◆ **Task statement**
From the records below, copy every line that contains the word "standalone".

◆ **Information given**

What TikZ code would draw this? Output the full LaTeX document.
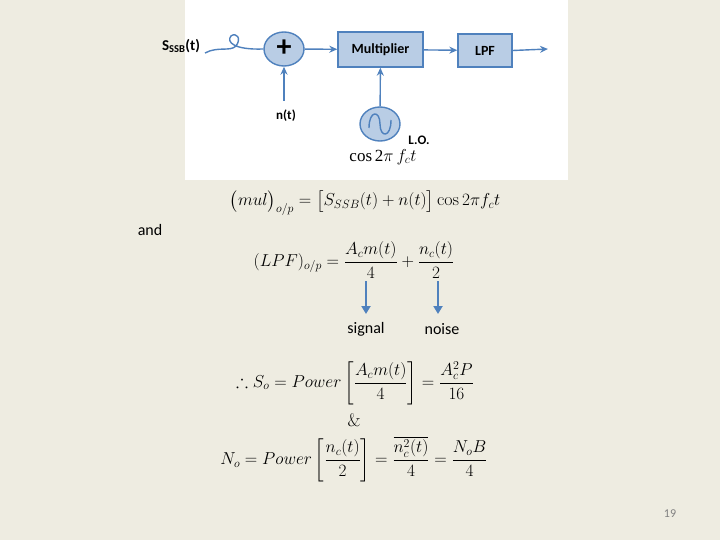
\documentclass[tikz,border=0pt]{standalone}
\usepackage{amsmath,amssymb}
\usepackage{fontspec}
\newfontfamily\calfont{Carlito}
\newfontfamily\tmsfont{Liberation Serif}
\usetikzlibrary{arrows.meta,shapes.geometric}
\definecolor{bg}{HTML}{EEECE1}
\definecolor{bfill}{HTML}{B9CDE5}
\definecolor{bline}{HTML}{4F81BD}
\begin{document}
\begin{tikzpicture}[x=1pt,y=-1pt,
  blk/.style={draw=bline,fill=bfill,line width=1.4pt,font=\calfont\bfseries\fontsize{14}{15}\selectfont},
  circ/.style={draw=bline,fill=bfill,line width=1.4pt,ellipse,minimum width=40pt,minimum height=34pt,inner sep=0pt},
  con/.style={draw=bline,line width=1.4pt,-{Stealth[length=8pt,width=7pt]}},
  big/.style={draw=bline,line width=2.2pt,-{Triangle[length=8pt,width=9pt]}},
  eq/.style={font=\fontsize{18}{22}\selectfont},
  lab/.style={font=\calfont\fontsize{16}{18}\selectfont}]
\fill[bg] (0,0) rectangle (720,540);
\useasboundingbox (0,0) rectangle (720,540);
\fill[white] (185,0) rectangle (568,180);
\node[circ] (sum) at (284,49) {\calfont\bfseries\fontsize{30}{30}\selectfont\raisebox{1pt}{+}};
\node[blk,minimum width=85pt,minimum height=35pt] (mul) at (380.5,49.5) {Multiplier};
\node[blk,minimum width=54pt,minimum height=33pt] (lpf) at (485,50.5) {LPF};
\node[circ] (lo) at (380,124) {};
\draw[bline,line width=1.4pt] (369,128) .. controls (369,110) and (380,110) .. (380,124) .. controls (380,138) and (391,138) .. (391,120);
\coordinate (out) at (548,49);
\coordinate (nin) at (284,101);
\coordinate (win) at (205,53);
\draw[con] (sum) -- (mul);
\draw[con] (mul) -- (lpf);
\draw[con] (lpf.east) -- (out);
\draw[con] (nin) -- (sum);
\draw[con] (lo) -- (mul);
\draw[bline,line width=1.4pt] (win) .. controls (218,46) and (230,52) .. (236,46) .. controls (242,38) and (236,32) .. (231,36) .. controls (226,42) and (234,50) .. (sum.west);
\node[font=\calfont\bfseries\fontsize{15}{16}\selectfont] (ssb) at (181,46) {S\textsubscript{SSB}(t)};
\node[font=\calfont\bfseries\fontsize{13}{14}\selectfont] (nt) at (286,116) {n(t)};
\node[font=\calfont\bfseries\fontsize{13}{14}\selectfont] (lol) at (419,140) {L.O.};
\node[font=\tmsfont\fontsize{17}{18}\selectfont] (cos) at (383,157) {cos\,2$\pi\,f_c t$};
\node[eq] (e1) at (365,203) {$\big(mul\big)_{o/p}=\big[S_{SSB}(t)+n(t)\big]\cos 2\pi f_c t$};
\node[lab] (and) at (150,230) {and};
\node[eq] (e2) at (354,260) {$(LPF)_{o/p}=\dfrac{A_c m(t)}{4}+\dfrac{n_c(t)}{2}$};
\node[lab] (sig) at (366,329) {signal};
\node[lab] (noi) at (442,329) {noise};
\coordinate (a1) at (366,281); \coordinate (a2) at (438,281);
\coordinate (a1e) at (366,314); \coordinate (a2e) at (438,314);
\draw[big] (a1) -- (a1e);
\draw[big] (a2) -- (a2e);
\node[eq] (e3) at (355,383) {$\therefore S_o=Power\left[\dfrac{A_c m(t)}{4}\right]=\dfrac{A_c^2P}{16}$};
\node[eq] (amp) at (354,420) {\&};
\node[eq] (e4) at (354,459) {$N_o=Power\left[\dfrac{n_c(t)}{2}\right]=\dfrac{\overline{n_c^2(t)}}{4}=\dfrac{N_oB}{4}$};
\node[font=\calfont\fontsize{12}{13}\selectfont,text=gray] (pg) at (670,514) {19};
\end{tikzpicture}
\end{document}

==

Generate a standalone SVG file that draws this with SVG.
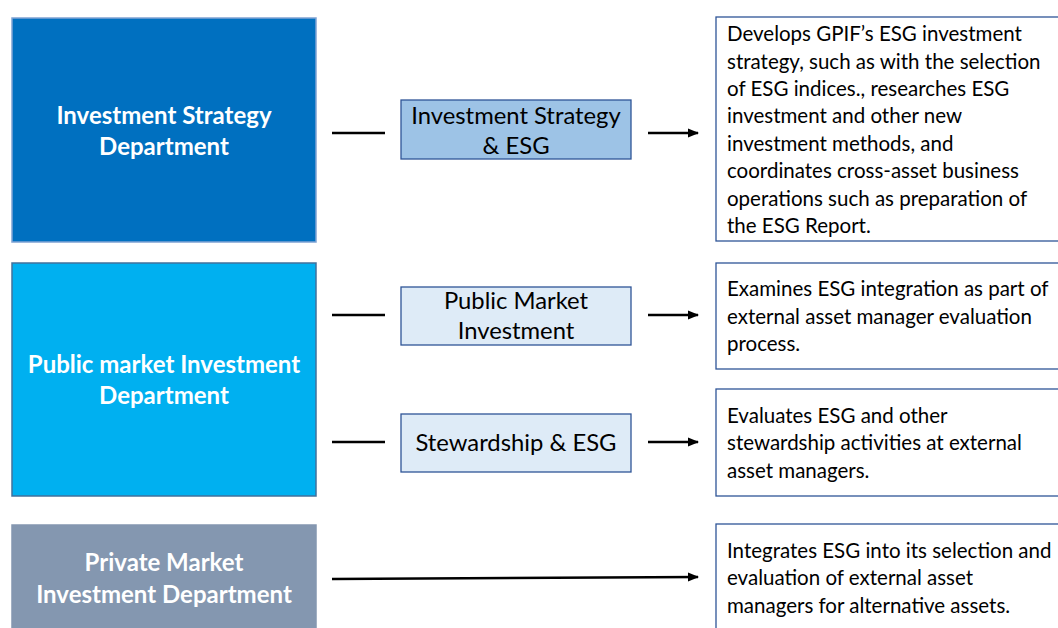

◆ **Output below**
\documentclass[tikz,border=0pt]{standalone}
Generate a standalone SVG file that draws this with SVG.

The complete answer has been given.